A secondary school in Turkey’s northwestern Bursa province has launched an integration program for Syrian migrants through a vocational and economic education project.
The European Union’s socio-economic integration project through vocational and technical education began at a secondary school in Gorukle district. The project, which is also supported by the Education Ministry, focuses on economic and social integration of Syrian migrant youths and Turkish youths by improving their employability and qualifications.
As part of the project, both Syrian and Turkish youths will be able to access quality vocational and technical education and training.
Within the scope of the project, which includes 23 Syrian and 16 Turkish students, there are Child Development and Education, Beauty and Haircare Services and Food Technology classes.

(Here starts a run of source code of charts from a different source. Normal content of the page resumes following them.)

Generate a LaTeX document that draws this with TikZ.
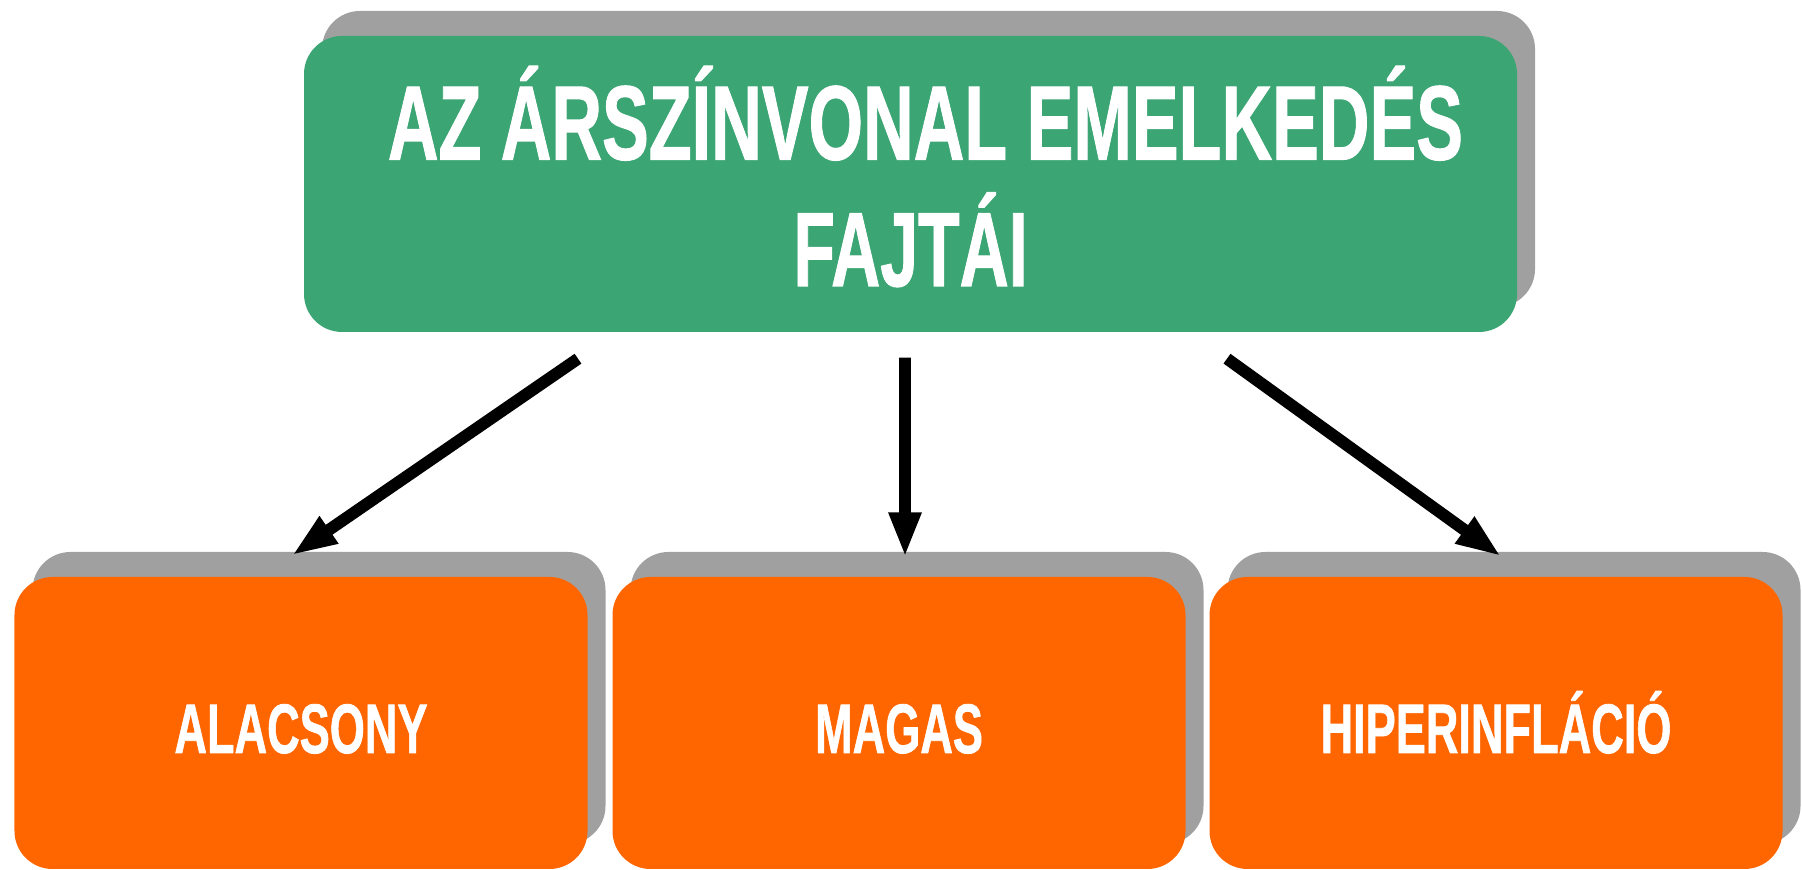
\documentclass[tikz,border=0pt]{standalone}
\usepackage{fontspec}
\usepackage{xcolor}
\usepackage{graphicx}
\usepackage{tikz}
\usetikzlibrary{arrows.meta,shadows}
\newfontfamily\boxfont[BoldFeatures={FakeBold=1.2}]{Liberation Sans}
\newcommand{\narrow}[2][0.645]{\scalebox{#1}[1]{#2}}
\definecolor{boxgreen}{RGB}{59,165,116}
\definecolor{boxorange}{RGB}{255,102,0}
\definecolor{shadowgray}{RGB}{160,160,160}
\tikzset{>={Triangle[length=4.5mm,width=3mm]}}
\tikzset{
  graybox/.style={rounded corners=0.38cm, inner sep=0pt, text=white,
    drop shadow={shadow xshift=0.18cm, shadow yshift=0.25cm, fill=shadowgray, opacity=1}},
  titlebox/.style={graybox, fill=boxgreen, minimum width=12.13cm, minimum height=2.96cm,
    align=center, font=\boxfont\bfseries\fontsize{30}{36}\selectfont},
  kindbox/.style={graybox, fill=boxorange, minimum width=5.73cm, minimum height=2.92cm,
    text height=0.6cm, text depth=0pt, font=\boxfont\bfseries\fontsize{19.9}{24}\selectfont},
  arr/.style={line width=3.4pt, ->}
}

\begin{document}
\begin{tikzpicture}
            \useasboundingbox (0,0) rectangle (18.02,8.70);

            % Draw the title box
            \node[titlebox] (kinds) at (9.105,6.86)
                {\hspace*{0.3cm}\narrow[0.665]{AZ ÁRSZÍNVONAL EMELKEDÉS}\\\narrow{FAJTÁI}\rule[-0.16cm]{0pt}{0.16cm}};

            % Draw the three kinds
            \node[kindbox] (low) at (3.01,1.47) {\narrow{ALACSONY}};
            \node[kindbox] (high) at (8.99,1.47) {\narrow{MAGAS}};
            \node[kindbox] (hyper) at (14.96,1.47) {\narrow{HIPERINFLÁCIÓ}};

            % Draw arrows
            \draw[arr] ([xshift=-3.325cm,yshift=-0.26cm]kinds.south) -- ([xshift=-0.09cm,yshift=0.21cm]low.north);
            \draw[arr] ([xshift=-0.055cm,yshift=-0.25cm]kinds.south) -- ([xshift=0.06cm,yshift=0.19cm]high.north);
            \draw[arr] ([xshift=3.165cm,yshift=-0.26cm]kinds.south) -- ([xshift=0.05cm,yshift=0.20cm]hyper.north);
          \end{tikzpicture}
\end{document}
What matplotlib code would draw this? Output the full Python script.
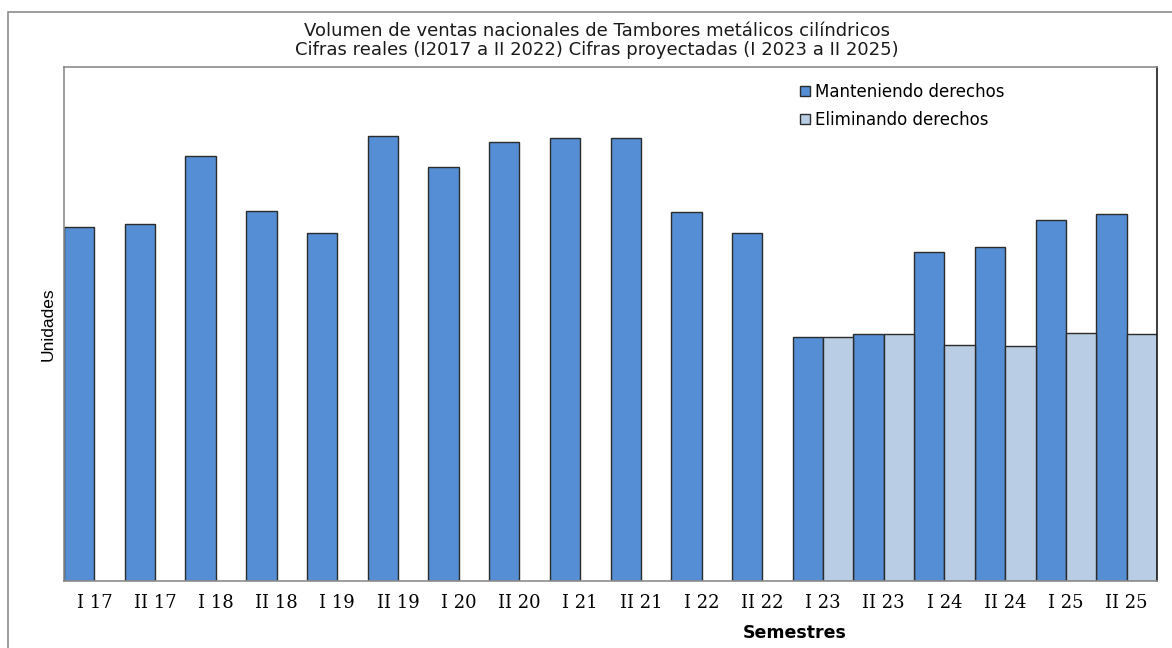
import numpy as np
import matplotlib.pyplot as plt
from matplotlib.patches import Rectangle

# --- data (arbitrary units) ---
semestres = ["I 17", "II 17", "I 18", "II 18", "I 19", "II 19", "I 20", "II 20",
             "I 21", "II 21", "I 22", "II 22", "I 23", "II 23", "I 24", "II 24",
             "I 25", "II 25"]
manteniendo = [354, 357, 425, 370, 348, 445, 414, 439, 443, 443, 369, 348,
               244, 247, 329, 334, 361, 367]
eliminando = [0, 0, 0, 0, 0, 0, 0, 0, 0, 0, 0, 0,
              244, 247, 236, 235, 248, 247]

color_mant = "#558ED5"
color_elim = "#B9CDE5"
edge = "#2b2b2b"

fig = plt.figure(figsize=(11.72, 6.48), dpi=100)
ax = fig.add_axes([64 / 1172, 67 / 648, (1157 - 64) / 1172, (581 - 67) / 648])

# outer frame of the chart
fig.patches.append(Rectangle((8 / 1172, -0.05), 1.2, 1 - 12 / 648 + 0.05,
                             transform=fig.transFigure, fill=False,
                             edgecolor="#8c8c8c", linewidth=1.2))

x = np.arange(len(semestres))
w = 0.5
ax.bar(x - w / 2, manteniendo, width=w, color=color_mant, edgecolor=edge,
       linewidth=1.0, label="Manteniendo derechos")
elim = np.array(eliminando, dtype=float)
mask = elim > 0
ax.bar(x[mask] + w / 2, elim[mask], width=w, color=color_elim, edgecolor=edge,
       linewidth=1.0, label="Eliminando derechos")

ax.set_xlim(-0.5, len(semestres) - 0.5)
ax.set_ylim(0, 514)
ax.set_yticks([])
ax.set_xticks(x)
ax.set_xticklabels(semestres, fontfamily="DejaVu Serif", fontsize=13)
ax.tick_params(axis="x", length=0, pad=9)

for side in ["left", "top", "bottom"]:
    ax.spines[side].set_color("#8c8c8c")
    ax.spines[side].set_linewidth(1.2)
ax.spines["right"].set_color("#1a1a1a")
ax.spines["right"].set_linewidth(1.2)

ax.set_ylabel("Unidades", fontfamily="Liberation Sans", fontsize=12.5, labelpad=6)

fig.text(597 / 1172, 1 - 31 / 648,
         "Volumen de ventas nacionales de Tambores metálicos cilíndricos",
         ha="center", va="center", fontsize=13, color="#1a1a1a")
fig.text(597 / 1172, 1 - 50 / 648,
         "Cifras reales (I2017 a II 2022) Cifras proyectadas (I 2023 a II 2025)",
         ha="center", va="center", fontsize=13, color="#1a1a1a")
fig.text(795 / 1172, 1 - 633 / 648, "Semestres", ha="center", va="center",
         fontsize=12.5, fontweight="bold")

leg = ax.legend(loc="upper left", bbox_to_anchor=((793 - 64) / 1093, 1 - 9 / 514),
                frameon=False, fontsize=12, handlelength=0.6, handleheight=0.6,
                handletextpad=0.3, labelspacing=0.6, borderaxespad=0)

fig.savefig("out.png", dpi=100)
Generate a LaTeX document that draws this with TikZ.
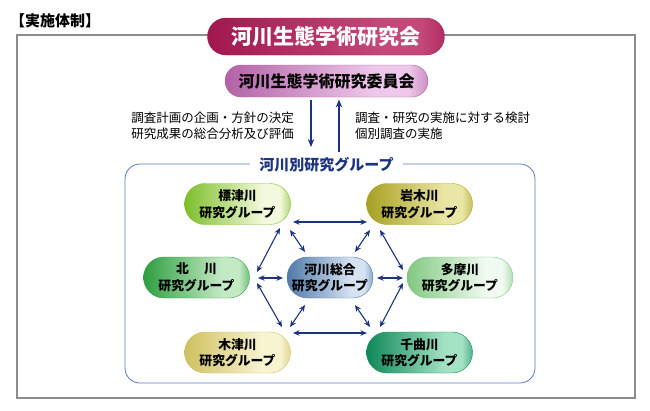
\documentclass[tikz,border=0pt]{standalone}
\usepackage{fontspec}
\setmainfont{Noto Sans CJK JP}
\usetikzlibrary{arrows.meta}
\definecolor{navy}{HTML}{1C3380}
\definecolor{framegray}{HTML}{8C8C8C}
\definecolor{innerblue}{HTML}{5A78C0}
\pgfdeclarehorizontalshading[pillA,pillB]{pillshade}{100bp}{color(0bp)=(pillA); color(25bp)=(pillA); color(62bp)=(pillB); color(70bp)=(pillB); color(75bp)=(pillA!55!pillB); color(100bp)=(pillA)}
\tikzset{
  pill/.style n args={3}{/utils/exec={\definecolor{pillA}{HTML}{#1}\definecolor{pillB}{HTML}{#2}},
    shading=pillshade, rounded corners=#3, draw=pillA, line width=0.4pt,
    align=center, inner sep=0pt, font=\bfseries},
  grp/.style n args={2}{pill={#1}{#2}{20.5pt}, minimum width=106pt, minimum height=41pt,
    font=\bfseries\fontsize{12.8}{16.5}\selectfont},
  dbl/.style={{Stealth[length=6.5pt,width=5.5pt]}-{Stealth[length=6.5pt,width=5.5pt]}, navy, line width=1.1pt},
  sgl/.style={-{Stealth[length=8pt,width=6.5pt]}, navy, line width=1.1pt},
  desc/.style={font=\fontsize{12.5}{16.5}\selectfont, inner sep=0pt}
}
\begin{document}
\begin{tikzpicture}[x=1pt,y=-1pt]
\useasboundingbox (0,0) rectangle (650,410);
% outer frame
\draw[framegray, line width=1.2pt] (17,35) rectangle (635,398);
\node[anchor=west, font=\bfseries\fontsize{15}{18}\selectfont, inner sep=0pt] (hd) at (10,21) {【実施体制】};
% top pills
\node[pill={A0184E}{C4487A}{18.5pt}, minimum width=237pt, minimum height=37pt, text=white,
  font=\bfseries\fontsize{21}{25}\selectfont] (T) at (326,36.5) {河川生態学術研究会};
\node[pill={B262A6}{EEC8EA}{16pt}, minimum width=203pt, minimum height=32pt,
  font=\bfseries\fontsize{16}{19}\selectfont] (C) at (326.5,81) {河川生態学術研究委員会};
% inner frame
\draw[innerblue, line width=0.8pt, rounded corners=15pt] (125,164) rectangle (535,383);
\node[fill=white, inner xsep=9pt, inner ysep=2pt, text=navy, font=\bfseries\fontsize{15}{18}\selectfont] (gl) at (326.5,165) {河川別研究グループ};
% committee arrows and texts
\draw[sgl] ([shift={(-15.5,19)}]C.center) -- ([shift={(-15.5,-18)}]gl.center);
\draw[sgl] ([shift={(12.5,-13)}]gl.center) -- ([shift={(12.5,18.5)}]C.center);
\node[desc, anchor=east, align=right] (ltxt) at (294,126) {調査計画の企画・方針の決定\\研究成果の総合分析及び評価};
\node[desc, anchor=west, align=left] (rtxt) at (355,126) {調査・研究の実施に対する検討\\個別調査の実施};
% groups
\node[grp={7DBE2A}{F2F9DC}] (s) at (237.5,204) {標津川\\研究グループ};
\node[grp={A8A022}{EAE6A6}] (i) at (419.5,204) {岩木川\\研究グループ};
\node[grp={2E9E40}{C4EAC4}] (k) at (196.5,277.5) {北\hspace{1.2em}川\\研究グループ};
\node[grp={5078AA}{D4E2F2}, minimum width=86pt] (g) at (330,277.5) {河川総合\\研究グループ};
\node[grp={80C880}{F0FAF0}] (t) at (460,277.5) {多摩川\\研究グループ};
\node[grp={CFC060}{F8F4D2}] (z) at (237.5,352.5) {木津川\\研究グループ};
\node[grp={0E8858}{A4E2C4}] (c) at (419.5,352.5) {千曲川\\研究グループ};
% connectors
\draw[dbl] ([shift={(55.5,18)}]s.center) -- ([shift={(-52.5,18)}]i.center);
\draw[dbl] ([shift={(55.5,-19.5)}]z.center) -- ([shift={(-52.5,-19.5)}]c.center);
\draw[dbl] ([shift={(42.5,24)}]s.center) -- ([shift={(60.5,-5.5)}]k.center);
\draw[dbl] ([shift={(52.5,26)}]s.center) -- ([shift={(-25,-25.5)}]g.center);
\draw[dbl] ([shift={(-49.5,26)}]i.center) -- ([shift={(25,-25.5)}]g.center);
\draw[dbl] ([shift={(-39.5,26)}]i.center) -- ([shift={(-57,-7.5)}]t.center);
\draw[dbl] ([shift={(61.5,0.5)}]k.center) -- ([shift={(-47,0.5)}]g.center);
\draw[dbl] ([shift={(47,0.5)}]g.center) -- ([shift={(-57,0.5)}]t.center);
\draw[dbl] ([shift={(60.5,5.5)}]k.center) -- ([shift={(44.5,-25.5)}]z.center);
\draw[dbl] ([shift={(-25,27.5)}]g.center) -- ([shift={(52.5,-25.5)}]z.center);
\draw[dbl] ([shift={(25,27.5)}]g.center) -- ([shift={(-49.5,-25.5)}]c.center);
\draw[dbl] ([shift={(-57,5.5)}]t.center) -- ([shift={(-39.5,-25.5)}]c.center);
\end{tikzpicture}
\end{document}
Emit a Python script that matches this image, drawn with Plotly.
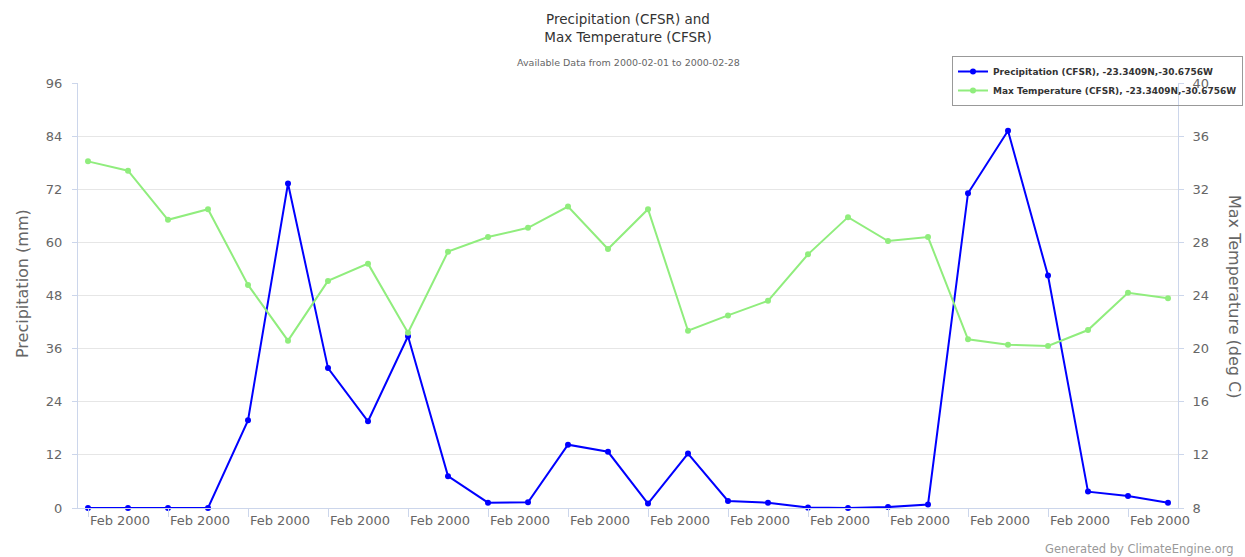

Speaking to Anadolu Agency, the school’s principal, Girne Agcihan Coskun, noted that the specific aim of the project is to increase access to inclusive vocational and technical education for disadvantaged individuals.
Coskun said the educational expenses of 17 Syrian and 12 Turkish students were covered last year.
“Through this project, we invited representatives from various sectors to our school, and they were surprised to see the workshops. With the protocols we established, our rate of preference increased a lot,” Coskun added.
The school’s deputy director and project coordinator, Oguz Sahin, said the German Development Bank is one of the partners of the project.
“The project’s cost is 59,000 euros (US$70,000). Last year, we spent 25,000 euros. The remaining money in the bank is audited every month. We plan to spend 34,000 euros for this year’s transactions,” Sahin said.
Amr Al-Ahmad, a 9th grade student at the vocational school who is receiving an education in Beauty and Haircare Services, praised the education he receives at the school.
Al-Ahmad said they learned the fine details of the profession and were also trained in human relations. He said he wants to work as a hairdresser.
Sana Sallouh, a 9th grade student studying Child Development and Education, said she also receives education in music and drama.
Turkey is home to the world’s largest refugee population, with over 3.6 million Syrian refugees.
Besides 33,000 university students, more than half a million Syrian children are enrolled in schools across Turkey, according to UNICEF. They are learning the Turkish language as well as other disciplines.